MF: Obviously you have work commitments during the festival. Who will you be sneaking away for to make sure you get a glimpse of their set?
RT: Crowded House. It’s an exclusive Australian performance and will be the first here in four years, since the steps of the Opera House, Alanis Morissette celebrating 25 years of her mega-selling album, Jagged Little Pill, Lenny Kravitz…(laughs)
Sounds like I won’t be doing any work doesn’t it? Some Patti Smith, George Benson, Kool and the Gang, and who’s not going to sing along to ‘Volare’ when the Gipsy Kings are on? Then John Butler, Xavier Rudd and The Cat Empire. Say no more, there are three of our finest exports right there, going to have to catch a bit of them. (Laughs again) Look, when you start adding it up, it’s not who am I going to see, it’s who am I not going to see. I wanna see everybody.

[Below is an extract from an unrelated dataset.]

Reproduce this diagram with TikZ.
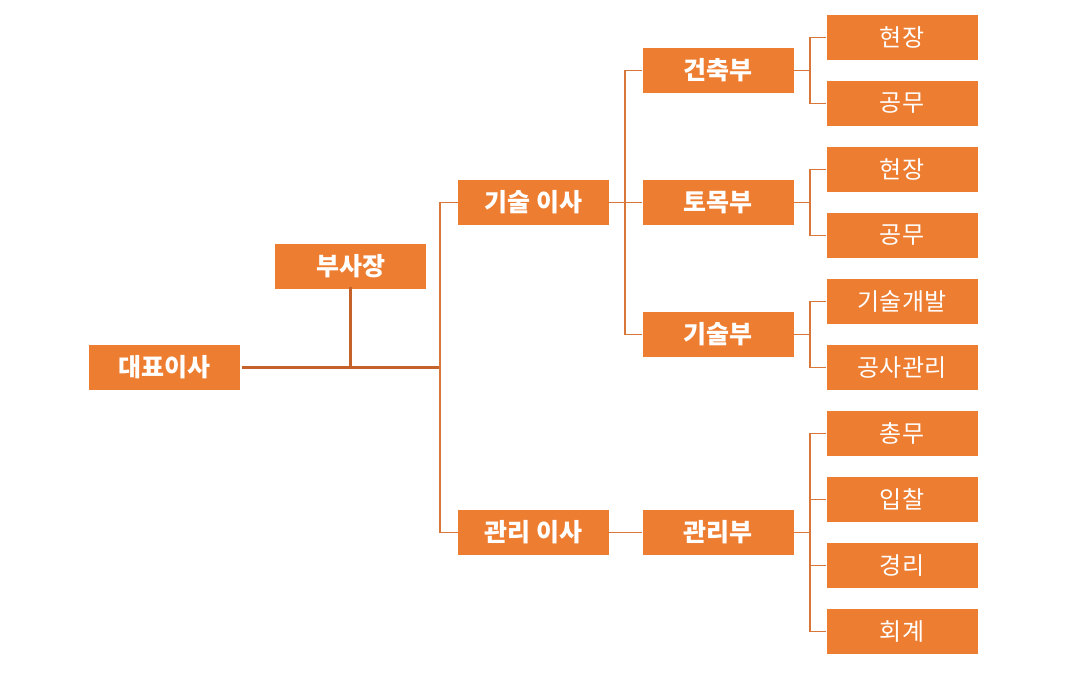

MF: Over the course of your time working at Bluesfest, can you narrow down a single moment to remember and one to forget.
RT: There’s a million moments to remember…oh God. The trouble is they are all bucket list moments and I’m just an old sook. Over the five days of the festival, I laugh, I cry and I dance like a lunatic. And I work. To walk Patti Smith up to the stage and witness this seventy-odd year old grandmother walk into the spotlight and transform into the godmother, the empress of punk and deliver the most hard hitting performances as if she were eighteen all over again…it was tear jerking. To stand there and watch a true legend perform; it’s inspiring, it’s uplifting. It gives me hope for mankind.
As there a moment to forget? Nah, it’s Rock’n’Roll; it’s all Rock’n’Roll, and it’s a wonderful, wonderful industry. And yes it has its downs and it has its insane ups, but at the end of the day, would I change it? Not in the slightest.